■ **GIVEN INSTRUCTION**
Copy everything from the line with "Generate a LaTeX" down to the line with "(0,0) rectangle (1024,642);", inclusive of both, exactly as written; leave out all pictures.

┄┄┄┄┄┄┄┄┄┄

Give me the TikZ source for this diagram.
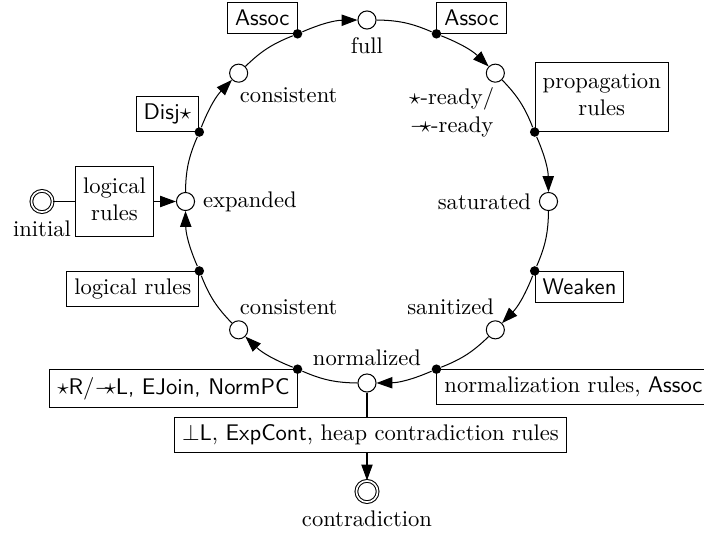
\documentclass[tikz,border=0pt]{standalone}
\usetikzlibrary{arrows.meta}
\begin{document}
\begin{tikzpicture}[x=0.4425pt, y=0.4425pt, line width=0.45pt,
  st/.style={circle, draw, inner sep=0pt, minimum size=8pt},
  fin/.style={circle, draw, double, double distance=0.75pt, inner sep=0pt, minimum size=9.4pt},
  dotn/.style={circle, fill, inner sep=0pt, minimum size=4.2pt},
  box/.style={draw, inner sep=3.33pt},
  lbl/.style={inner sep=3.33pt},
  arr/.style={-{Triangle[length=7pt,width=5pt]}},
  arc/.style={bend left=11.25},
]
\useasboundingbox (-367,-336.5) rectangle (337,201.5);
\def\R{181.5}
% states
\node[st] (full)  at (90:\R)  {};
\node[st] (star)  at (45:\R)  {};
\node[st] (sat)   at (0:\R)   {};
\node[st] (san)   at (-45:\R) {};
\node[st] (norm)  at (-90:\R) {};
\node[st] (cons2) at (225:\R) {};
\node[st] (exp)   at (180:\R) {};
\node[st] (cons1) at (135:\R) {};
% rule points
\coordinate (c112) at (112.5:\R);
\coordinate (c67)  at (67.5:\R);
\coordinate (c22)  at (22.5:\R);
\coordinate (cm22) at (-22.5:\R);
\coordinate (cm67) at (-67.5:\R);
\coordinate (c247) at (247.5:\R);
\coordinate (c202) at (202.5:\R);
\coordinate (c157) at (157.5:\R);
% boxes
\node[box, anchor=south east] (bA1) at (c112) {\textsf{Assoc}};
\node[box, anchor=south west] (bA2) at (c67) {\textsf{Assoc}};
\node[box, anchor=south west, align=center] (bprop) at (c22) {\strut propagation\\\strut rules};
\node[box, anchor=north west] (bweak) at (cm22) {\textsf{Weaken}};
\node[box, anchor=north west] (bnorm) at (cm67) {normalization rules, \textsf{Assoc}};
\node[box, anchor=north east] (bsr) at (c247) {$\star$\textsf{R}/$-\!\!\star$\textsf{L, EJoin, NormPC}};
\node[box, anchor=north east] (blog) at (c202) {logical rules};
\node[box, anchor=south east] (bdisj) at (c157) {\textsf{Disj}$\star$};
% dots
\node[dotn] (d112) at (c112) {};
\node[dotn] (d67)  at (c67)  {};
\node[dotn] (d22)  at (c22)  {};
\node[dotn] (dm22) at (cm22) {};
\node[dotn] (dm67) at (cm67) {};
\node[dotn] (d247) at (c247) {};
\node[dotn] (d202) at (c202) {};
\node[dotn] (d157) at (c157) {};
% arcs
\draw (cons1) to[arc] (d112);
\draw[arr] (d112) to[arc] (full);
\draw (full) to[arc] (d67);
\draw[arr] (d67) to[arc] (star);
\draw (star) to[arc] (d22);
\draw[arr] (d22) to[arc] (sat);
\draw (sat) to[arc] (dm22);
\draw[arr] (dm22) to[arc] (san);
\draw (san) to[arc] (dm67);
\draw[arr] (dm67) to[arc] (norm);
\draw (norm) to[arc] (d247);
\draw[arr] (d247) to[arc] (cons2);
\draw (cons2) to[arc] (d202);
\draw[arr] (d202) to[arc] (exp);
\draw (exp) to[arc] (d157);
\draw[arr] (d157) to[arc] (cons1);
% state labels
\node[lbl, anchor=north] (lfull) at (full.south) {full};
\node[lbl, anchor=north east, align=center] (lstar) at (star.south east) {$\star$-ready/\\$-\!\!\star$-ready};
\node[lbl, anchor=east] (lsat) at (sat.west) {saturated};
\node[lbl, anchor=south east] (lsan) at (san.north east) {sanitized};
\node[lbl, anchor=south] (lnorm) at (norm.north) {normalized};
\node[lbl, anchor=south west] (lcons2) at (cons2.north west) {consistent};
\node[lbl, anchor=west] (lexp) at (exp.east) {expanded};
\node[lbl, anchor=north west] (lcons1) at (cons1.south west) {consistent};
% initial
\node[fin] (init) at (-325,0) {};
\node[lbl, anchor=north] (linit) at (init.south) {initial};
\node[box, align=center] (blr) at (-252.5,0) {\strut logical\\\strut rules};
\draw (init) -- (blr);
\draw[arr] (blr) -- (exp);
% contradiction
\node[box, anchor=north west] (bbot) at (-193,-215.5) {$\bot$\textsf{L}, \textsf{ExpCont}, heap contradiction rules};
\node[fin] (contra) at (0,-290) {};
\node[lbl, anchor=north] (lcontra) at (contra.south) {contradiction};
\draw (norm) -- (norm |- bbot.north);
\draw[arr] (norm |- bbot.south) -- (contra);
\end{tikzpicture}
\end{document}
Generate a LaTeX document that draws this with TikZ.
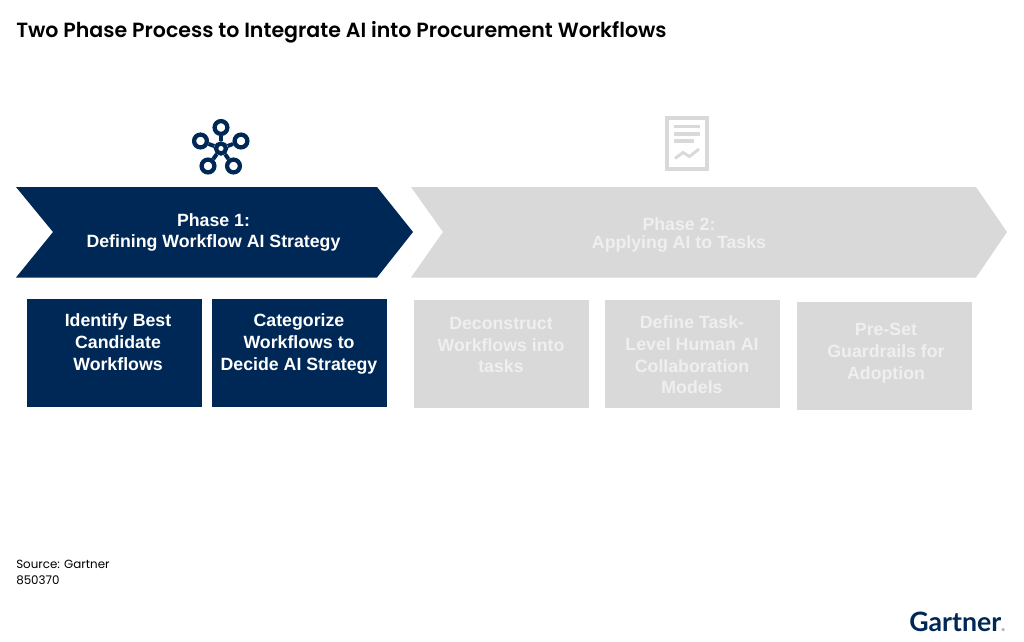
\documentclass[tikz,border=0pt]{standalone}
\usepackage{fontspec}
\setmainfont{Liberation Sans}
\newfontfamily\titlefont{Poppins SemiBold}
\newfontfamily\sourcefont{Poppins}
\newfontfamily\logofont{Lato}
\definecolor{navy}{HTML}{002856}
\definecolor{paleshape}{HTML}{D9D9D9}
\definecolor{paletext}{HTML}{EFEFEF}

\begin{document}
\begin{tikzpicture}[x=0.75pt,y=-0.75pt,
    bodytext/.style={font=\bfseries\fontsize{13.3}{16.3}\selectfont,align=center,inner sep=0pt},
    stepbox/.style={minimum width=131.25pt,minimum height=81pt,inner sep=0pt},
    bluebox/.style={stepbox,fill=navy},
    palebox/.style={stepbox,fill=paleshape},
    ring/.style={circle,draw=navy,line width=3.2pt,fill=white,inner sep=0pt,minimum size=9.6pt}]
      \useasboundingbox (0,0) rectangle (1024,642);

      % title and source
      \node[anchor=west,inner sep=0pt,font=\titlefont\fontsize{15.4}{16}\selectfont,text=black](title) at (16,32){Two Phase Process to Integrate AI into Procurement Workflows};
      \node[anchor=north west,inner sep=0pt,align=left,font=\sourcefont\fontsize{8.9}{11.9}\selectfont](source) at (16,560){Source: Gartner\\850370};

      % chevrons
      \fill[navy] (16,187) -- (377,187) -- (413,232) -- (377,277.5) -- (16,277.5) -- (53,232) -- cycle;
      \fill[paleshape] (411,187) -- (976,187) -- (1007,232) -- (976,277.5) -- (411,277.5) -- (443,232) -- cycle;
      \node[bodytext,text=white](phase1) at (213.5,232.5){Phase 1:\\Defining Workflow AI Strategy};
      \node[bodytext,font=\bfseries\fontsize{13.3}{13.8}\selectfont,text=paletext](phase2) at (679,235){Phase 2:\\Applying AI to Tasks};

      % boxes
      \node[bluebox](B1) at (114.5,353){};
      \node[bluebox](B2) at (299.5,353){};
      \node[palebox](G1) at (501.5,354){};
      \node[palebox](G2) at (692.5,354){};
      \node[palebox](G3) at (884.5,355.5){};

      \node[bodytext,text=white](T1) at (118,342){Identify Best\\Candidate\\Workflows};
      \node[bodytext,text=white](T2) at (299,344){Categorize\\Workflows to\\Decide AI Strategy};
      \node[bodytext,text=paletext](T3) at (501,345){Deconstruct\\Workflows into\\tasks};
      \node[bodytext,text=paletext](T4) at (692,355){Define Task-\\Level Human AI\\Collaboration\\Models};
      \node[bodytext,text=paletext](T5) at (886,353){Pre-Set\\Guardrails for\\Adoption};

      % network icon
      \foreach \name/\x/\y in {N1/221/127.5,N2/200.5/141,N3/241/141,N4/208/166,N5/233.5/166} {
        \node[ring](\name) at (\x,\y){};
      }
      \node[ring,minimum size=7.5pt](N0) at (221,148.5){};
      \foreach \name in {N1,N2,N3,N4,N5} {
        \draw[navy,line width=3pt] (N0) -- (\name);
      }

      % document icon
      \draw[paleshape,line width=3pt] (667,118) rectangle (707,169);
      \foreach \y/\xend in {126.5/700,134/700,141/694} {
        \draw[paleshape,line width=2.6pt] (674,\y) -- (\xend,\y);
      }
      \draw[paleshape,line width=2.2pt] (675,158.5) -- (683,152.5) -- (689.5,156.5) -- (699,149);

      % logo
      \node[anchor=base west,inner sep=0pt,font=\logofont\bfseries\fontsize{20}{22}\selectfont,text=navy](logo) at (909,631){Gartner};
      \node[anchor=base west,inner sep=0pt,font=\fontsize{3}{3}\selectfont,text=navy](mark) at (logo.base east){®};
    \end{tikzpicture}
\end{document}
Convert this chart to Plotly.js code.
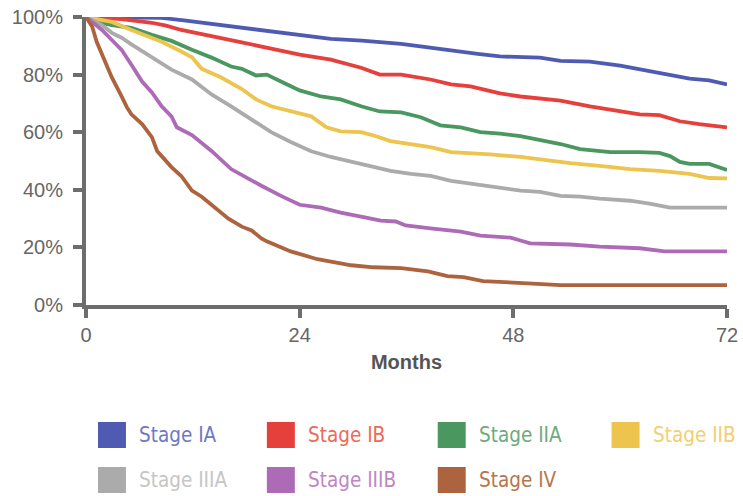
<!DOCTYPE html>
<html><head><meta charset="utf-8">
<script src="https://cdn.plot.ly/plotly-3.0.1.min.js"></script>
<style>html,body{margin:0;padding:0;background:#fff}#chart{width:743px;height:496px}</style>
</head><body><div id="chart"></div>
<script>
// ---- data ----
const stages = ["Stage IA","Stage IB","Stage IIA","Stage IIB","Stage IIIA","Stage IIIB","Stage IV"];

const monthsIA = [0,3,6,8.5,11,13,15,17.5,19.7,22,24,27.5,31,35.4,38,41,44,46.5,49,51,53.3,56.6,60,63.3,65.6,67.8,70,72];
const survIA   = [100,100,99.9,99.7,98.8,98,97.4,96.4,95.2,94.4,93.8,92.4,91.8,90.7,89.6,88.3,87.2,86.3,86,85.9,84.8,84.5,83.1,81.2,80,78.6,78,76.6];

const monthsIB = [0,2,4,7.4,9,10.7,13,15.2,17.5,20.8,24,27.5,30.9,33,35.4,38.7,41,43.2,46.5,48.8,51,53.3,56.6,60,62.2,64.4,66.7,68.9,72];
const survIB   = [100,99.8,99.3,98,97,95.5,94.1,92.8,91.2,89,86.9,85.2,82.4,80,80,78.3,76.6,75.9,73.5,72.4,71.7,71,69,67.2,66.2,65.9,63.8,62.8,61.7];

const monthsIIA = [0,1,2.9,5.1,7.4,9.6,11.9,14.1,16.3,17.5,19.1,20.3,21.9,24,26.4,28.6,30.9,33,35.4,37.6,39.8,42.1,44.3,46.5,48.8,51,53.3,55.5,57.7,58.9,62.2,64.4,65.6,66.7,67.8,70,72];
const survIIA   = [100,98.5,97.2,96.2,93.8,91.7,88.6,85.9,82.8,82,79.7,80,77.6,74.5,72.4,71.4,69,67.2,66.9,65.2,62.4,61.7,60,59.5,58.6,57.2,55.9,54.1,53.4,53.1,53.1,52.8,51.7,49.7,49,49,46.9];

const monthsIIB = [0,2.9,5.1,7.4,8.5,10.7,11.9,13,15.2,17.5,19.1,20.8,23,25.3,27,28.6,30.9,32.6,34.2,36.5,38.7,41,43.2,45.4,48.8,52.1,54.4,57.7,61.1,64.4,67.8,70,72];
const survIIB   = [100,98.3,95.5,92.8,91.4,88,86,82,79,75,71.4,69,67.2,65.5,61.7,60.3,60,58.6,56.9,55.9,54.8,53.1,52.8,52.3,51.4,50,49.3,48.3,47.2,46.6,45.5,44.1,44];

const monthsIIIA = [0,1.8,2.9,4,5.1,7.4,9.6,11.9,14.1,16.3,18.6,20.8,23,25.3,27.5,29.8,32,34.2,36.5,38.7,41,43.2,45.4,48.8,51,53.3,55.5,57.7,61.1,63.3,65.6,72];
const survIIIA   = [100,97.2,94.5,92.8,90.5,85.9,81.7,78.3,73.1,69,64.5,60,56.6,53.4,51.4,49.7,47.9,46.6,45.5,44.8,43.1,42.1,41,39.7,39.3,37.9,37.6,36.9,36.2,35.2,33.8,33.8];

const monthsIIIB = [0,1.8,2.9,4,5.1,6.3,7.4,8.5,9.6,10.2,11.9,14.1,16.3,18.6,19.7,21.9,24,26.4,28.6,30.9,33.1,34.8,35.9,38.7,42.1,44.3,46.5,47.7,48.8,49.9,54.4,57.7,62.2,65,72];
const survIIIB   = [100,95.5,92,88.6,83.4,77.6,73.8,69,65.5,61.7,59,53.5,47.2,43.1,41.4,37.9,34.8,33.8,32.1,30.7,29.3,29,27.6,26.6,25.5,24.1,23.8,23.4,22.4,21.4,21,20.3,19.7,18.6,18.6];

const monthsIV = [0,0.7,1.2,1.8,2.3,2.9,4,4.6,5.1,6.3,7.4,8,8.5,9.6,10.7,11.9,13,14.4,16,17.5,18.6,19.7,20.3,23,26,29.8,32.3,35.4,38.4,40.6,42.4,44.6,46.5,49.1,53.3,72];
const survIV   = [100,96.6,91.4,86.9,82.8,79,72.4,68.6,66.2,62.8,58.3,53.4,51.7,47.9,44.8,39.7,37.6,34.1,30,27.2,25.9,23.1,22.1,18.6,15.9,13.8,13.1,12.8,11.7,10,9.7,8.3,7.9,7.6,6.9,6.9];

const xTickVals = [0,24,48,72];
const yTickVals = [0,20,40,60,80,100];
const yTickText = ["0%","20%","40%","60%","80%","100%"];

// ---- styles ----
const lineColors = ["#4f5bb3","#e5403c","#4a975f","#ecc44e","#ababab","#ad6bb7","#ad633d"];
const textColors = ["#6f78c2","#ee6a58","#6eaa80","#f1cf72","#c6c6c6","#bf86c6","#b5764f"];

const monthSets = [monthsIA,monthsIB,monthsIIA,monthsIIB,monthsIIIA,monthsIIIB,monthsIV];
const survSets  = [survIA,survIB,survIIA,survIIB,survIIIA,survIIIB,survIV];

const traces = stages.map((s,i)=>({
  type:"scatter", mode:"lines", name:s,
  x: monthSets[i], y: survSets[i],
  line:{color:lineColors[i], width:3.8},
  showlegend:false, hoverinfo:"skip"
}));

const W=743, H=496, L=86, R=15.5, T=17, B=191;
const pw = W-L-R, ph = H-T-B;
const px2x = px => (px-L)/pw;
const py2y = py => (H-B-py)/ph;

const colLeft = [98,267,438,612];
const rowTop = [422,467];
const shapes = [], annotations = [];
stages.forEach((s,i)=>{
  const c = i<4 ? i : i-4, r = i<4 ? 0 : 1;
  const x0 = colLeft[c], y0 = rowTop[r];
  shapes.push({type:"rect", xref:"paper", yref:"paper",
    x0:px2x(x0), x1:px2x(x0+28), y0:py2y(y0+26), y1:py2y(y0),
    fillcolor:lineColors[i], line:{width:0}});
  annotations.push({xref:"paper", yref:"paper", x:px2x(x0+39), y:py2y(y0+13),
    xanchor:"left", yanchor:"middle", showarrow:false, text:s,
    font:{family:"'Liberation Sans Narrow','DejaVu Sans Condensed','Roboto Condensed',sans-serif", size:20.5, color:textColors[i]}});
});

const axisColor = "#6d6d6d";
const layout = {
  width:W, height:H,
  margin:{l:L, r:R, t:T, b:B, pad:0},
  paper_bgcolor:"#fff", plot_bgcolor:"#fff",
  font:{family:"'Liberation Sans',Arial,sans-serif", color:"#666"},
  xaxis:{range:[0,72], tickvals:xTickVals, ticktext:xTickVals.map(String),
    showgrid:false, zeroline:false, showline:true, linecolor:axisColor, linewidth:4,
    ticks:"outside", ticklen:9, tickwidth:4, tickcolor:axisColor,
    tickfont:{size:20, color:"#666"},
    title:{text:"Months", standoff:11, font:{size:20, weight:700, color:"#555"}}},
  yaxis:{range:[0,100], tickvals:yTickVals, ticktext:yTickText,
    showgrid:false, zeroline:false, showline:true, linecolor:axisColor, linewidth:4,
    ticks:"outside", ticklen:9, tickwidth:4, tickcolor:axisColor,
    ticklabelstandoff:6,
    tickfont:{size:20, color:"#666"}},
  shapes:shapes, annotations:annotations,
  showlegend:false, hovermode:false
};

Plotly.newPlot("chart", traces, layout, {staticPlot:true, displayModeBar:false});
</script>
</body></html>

┄┄┄┄┄┄┄┄┄┄

■ **RESULT BELOW**
Generate a LaTeX document that draws this with TikZ.
\documentclass[tikz,border=0pt]{standalone}
\usepackage{fontspec}
\setmainfont{Liberation Sans}
\newfontfamily\titlefont{Poppins SemiBold}
\newfontfamily\sourcefont{Poppins}
\newfontfamily\logofont{Lato}
\definecolor{navy}{HTML}{002856}
\definecolor{paleshape}{HTML}{D9D9D9}
\definecolor{paletext}{HTML}{EFEFEF}

\begin{document}
\begin{tikzpicture}[x=0.75pt,y=-0.75pt,
    bodytext/.style={font=\bfseries\fontsize{13.3}{16.3}\selectfont,align=center,inner sep=0pt},
    stepbox/.style={minimum width=131.25pt,minimum height=81pt,inner sep=0pt},
    bluebox/.style={stepbox,fill=navy},
    palebox/.style={stepbox,fill=paleshape},
    ring/.style={circle,draw=navy,line width=3.2pt,fill=white,inner sep=0pt,minimum size=9.6pt}]
      \useasboundingbox (0,0) rectangle (1024,642);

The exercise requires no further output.